The SBox is a 16 x 16 matrix where each bytes first 4 bits are used for the row and the last 4 bytes are used for the column. The S-Box is actually two mathematical steps, the multiplicative inverse of the byte in the field, and then an affine transformation on the resulting byte treated as a bit vector. The steps are not very relevant, since this can be precomputed and stored, and thus the result is called the S-Box or the substitution box. What the steps do tell, however, is the fact that this has very strong non-identity properties. There are no fixed points and correlation is low later on.

Shift Rows

The 0th row in the 4x4 data matrix is not shifted at all, the first is shifted by one column to the left (wrapping around), second by two, and third by 3.

Mix Columns

We multiply each column by a specific matrix, which has [0x2, 0x3, 0x1, 0x1] and in the subsequent rows is shifted one to the right. The matrix multiplication results in each element being a sum of products, the sum and product here being in the galois field.

AES Key scheduling

This is for AES-128. The other key sizes follow roughly the same mechanism.
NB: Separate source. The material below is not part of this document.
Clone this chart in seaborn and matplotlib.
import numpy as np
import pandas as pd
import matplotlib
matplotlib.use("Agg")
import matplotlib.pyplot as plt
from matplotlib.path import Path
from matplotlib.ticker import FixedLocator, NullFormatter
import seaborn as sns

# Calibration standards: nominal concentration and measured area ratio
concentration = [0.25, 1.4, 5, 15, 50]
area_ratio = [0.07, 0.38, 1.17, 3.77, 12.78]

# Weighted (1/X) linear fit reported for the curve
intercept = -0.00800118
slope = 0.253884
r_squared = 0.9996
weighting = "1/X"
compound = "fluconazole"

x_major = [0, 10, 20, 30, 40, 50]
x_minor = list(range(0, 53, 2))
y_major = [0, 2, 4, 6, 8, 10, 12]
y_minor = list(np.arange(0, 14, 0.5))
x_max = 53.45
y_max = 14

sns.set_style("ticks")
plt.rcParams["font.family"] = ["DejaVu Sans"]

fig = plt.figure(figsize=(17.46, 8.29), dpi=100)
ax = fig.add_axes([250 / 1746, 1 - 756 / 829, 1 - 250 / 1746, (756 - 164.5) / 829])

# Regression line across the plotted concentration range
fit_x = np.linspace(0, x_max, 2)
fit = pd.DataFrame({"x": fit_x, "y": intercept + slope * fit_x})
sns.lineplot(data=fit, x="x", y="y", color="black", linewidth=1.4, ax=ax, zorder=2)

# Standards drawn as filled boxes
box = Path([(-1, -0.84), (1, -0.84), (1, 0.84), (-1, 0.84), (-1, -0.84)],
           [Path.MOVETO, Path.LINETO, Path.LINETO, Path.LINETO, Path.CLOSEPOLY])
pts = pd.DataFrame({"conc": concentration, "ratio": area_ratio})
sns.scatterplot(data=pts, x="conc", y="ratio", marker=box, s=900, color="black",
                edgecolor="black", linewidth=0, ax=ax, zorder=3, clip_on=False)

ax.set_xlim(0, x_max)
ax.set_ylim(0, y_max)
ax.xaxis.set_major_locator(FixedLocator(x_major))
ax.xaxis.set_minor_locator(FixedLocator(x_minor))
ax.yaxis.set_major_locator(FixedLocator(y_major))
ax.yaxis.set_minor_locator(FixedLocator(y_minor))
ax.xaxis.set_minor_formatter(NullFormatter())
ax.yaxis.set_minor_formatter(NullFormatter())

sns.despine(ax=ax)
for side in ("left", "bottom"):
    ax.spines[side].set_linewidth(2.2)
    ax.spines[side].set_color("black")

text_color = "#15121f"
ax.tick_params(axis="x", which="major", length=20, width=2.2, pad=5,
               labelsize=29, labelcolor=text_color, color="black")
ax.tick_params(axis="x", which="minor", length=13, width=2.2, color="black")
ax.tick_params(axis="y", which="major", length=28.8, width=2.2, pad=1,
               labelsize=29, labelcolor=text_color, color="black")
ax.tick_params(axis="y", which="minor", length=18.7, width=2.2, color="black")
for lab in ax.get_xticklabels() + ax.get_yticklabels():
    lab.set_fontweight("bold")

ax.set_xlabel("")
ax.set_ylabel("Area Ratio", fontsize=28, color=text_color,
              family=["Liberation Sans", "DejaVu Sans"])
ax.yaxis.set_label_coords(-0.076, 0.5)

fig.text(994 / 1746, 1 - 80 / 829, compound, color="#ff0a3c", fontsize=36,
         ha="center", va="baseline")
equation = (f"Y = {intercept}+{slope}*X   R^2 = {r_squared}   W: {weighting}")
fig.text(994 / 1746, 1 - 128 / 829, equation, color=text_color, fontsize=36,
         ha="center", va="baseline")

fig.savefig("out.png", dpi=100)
First, the 128-bit key is split into 4 32-bit keys. Then, the keys are computed as follows (from 0 to 10):

$W[4i] = W[4(i - 1)] + g(W[4i - 1])$

$W[4i + j] = W[4i + j - 1] + W[4(i - 1) + j]$

$i$ belongs to 1 to 10, and $j$ belongs to 1 to 3. The initial 4 keys are obtained from splitting the master key, and are used for key-whitening.

$g$ is a messed up function that takes in 4 input bytes, and gives 4 output bytes. It takes the input, rotates it by a byte, performs S-Box, then adds a specific round coefficient.